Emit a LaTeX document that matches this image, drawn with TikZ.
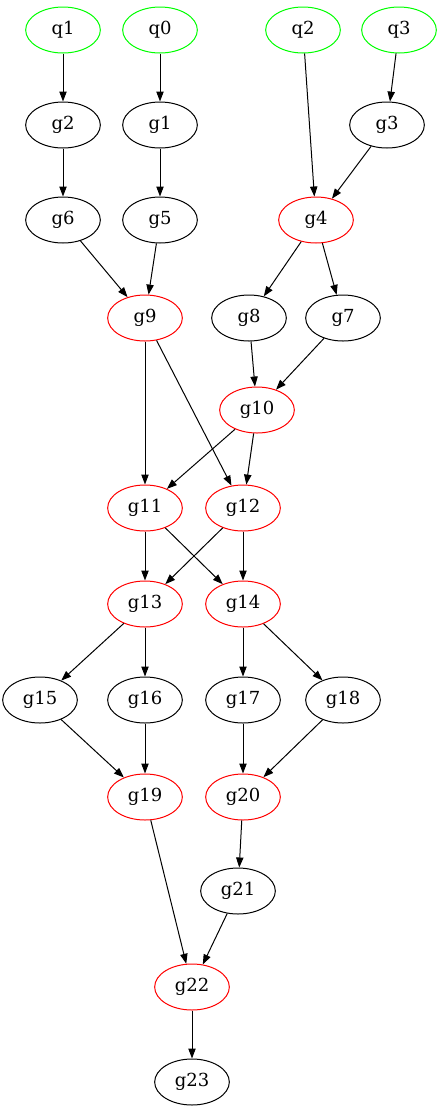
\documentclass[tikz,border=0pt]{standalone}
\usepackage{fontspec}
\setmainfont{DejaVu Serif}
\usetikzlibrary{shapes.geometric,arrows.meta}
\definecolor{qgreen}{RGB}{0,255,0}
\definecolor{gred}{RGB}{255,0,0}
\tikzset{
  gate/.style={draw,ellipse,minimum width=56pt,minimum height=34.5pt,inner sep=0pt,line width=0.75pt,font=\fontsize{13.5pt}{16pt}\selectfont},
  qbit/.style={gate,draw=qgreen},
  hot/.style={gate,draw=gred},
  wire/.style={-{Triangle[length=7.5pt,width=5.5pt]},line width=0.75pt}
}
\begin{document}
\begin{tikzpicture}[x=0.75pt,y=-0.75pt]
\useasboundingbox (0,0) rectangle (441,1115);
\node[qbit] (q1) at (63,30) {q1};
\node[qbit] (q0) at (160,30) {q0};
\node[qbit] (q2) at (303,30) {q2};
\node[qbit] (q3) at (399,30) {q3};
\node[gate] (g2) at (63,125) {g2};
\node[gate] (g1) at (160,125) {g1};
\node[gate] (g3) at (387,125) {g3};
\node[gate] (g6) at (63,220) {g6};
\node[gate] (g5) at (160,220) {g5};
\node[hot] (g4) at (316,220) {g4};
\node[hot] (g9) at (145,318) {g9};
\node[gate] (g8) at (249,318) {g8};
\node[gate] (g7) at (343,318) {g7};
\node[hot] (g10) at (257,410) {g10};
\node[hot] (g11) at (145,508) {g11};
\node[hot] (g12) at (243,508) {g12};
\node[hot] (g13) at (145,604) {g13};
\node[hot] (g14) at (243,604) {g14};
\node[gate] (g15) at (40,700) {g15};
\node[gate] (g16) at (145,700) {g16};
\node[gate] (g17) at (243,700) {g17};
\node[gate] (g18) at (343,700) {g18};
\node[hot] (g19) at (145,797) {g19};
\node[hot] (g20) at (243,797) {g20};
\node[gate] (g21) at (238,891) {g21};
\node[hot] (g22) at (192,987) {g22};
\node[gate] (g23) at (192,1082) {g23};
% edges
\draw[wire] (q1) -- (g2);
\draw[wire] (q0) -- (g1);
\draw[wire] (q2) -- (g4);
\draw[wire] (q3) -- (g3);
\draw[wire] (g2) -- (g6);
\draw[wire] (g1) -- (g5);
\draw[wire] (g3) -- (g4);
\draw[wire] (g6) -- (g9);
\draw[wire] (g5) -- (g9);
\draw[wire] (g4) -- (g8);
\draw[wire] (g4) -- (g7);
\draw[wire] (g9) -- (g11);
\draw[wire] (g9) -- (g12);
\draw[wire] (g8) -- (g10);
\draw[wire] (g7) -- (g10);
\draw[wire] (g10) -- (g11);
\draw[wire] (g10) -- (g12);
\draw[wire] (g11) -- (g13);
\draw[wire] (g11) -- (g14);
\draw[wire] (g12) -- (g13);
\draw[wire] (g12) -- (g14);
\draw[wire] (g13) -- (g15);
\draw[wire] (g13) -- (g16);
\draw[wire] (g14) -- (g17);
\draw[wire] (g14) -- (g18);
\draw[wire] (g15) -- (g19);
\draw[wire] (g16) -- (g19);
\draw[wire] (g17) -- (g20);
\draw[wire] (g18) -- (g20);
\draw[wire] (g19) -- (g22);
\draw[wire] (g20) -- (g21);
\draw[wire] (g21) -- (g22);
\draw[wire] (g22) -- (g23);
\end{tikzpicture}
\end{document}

----

What you have to do: Without the pictures, copy the material exactly as given.

Exercise answer:
Emit a LaTeX document that matches this image, drawn with TikZ.
\documentclass[tikz,border=0pt]{standalone}
\usepackage{fontspec}
\setmainfont{DejaVu Serif}
\usetikzlibrary{shapes.geometric,arrows.meta}
\definecolor{qgreen}{RGB}{0,255,0}
\definecolor{gred}{RGB}{255,0,0}
\tikzset{
  gate/.style={draw,ellipse,minimum width=56pt,minimum height=34.5pt,inner sep=0pt,line width=0.75pt,font=\fontsize{13.5pt}{16pt}\selectfont},
  qbit/.style={gate,draw=qgreen},
  hot/.style={gate,draw=gred},
  wire/.style={-{Triangle[length=7.5pt,width=5.5pt]},line width=0.75pt}
}
\begin{document}
\begin{tikzpicture}[x=0.75pt,y=-0.75pt]
\useasboundingbox (0,0) rectangle (441,1115);
\node[qbit] (q1) at (63,30) {q1};
\node[qbit] (q0) at (160,30) {q0};
\node[qbit] (q2) at (303,30) {q2};
\node[qbit] (q3) at (399,30) {q3};
\node[gate] (g2) at (63,125) {g2};
\node[gate] (g1) at (160,125) {g1};
\node[gate] (g3) at (387,125) {g3};
\node[gate] (g6) at (63,220) {g6};
\node[gate] (g5) at (160,220) {g5};
\node[hot] (g4) at (316,220) {g4};
\node[hot] (g9) at (145,318) {g9};
\node[gate] (g8) at (249,318) {g8};
\node[gate] (g7) at (343,318) {g7};
\node[hot] (g10) at (257,410) {g10};
\node[hot] (g11) at (145,508) {g11};
\node[hot] (g12) at (243,508) {g12};
\node[hot] (g13) at (145,604) {g13};
\node[hot] (g14) at (243,604) {g14};
\node[gate] (g15) at (40,700) {g15};
\node[gate] (g16) at (145,700) {g16};
\node[gate] (g17) at (243,700) {g17};
\node[gate] (g18) at (343,700) {g18};
\node[hot] (g19) at (145,797) {g19};
\node[hot] (g20) at (243,797) {g20};
\node[gate] (g21) at (238,891) {g21};
\node[hot] (g22) at (192,987) {g22};
\node[gate] (g23) at (192,1082) {g23};
% edges
\draw[wire] (q1) -- (g2);
\draw[wire] (q0) -- (g1);
\draw[wire] (q2) -- (g4);
\draw[wire] (q3) -- (g3);
\draw[wire] (g2) -- (g6);
\draw[wire] (g1) -- (g5);
\draw[wire] (g3) -- (g4);
\draw[wire] (g6) -- (g9);
\draw[wire] (g5) -- (g9);
\draw[wire] (g4) -- (g8);
\draw[wire] (g4) -- (g7);
\draw[wire] (g9) -- (g11);
\draw[wire] (g9) -- (g12);
\draw[wire] (g8) -- (g10);
\draw[wire] (g7) -- (g10);
\draw[wire] (g10) -- (g11);
\draw[wire] (g10) -- (g12);
\draw[wire] (g11) -- (g13);
\draw[wire] (g11) -- (g14);
\draw[wire] (g12) -- (g13);
\draw[wire] (g12) -- (g14);
\draw[wire] (g13) -- (g15);
\draw[wire] (g13) -- (g16);
\draw[wire] (g14) -- (g17);
\draw[wire] (g14) -- (g18);
\draw[wire] (g15) -- (g19);
\draw[wire] (g16) -- (g19);
\draw[wire] (g17) -- (g20);
\draw[wire] (g18) -- (g20);
\draw[wire] (g19) -- (g22);
\draw[wire] (g20) -- (g21);
\draw[wire] (g21) -- (g22);
\draw[wire] (g22) -- (g23);
\end{tikzpicture}
\end{document}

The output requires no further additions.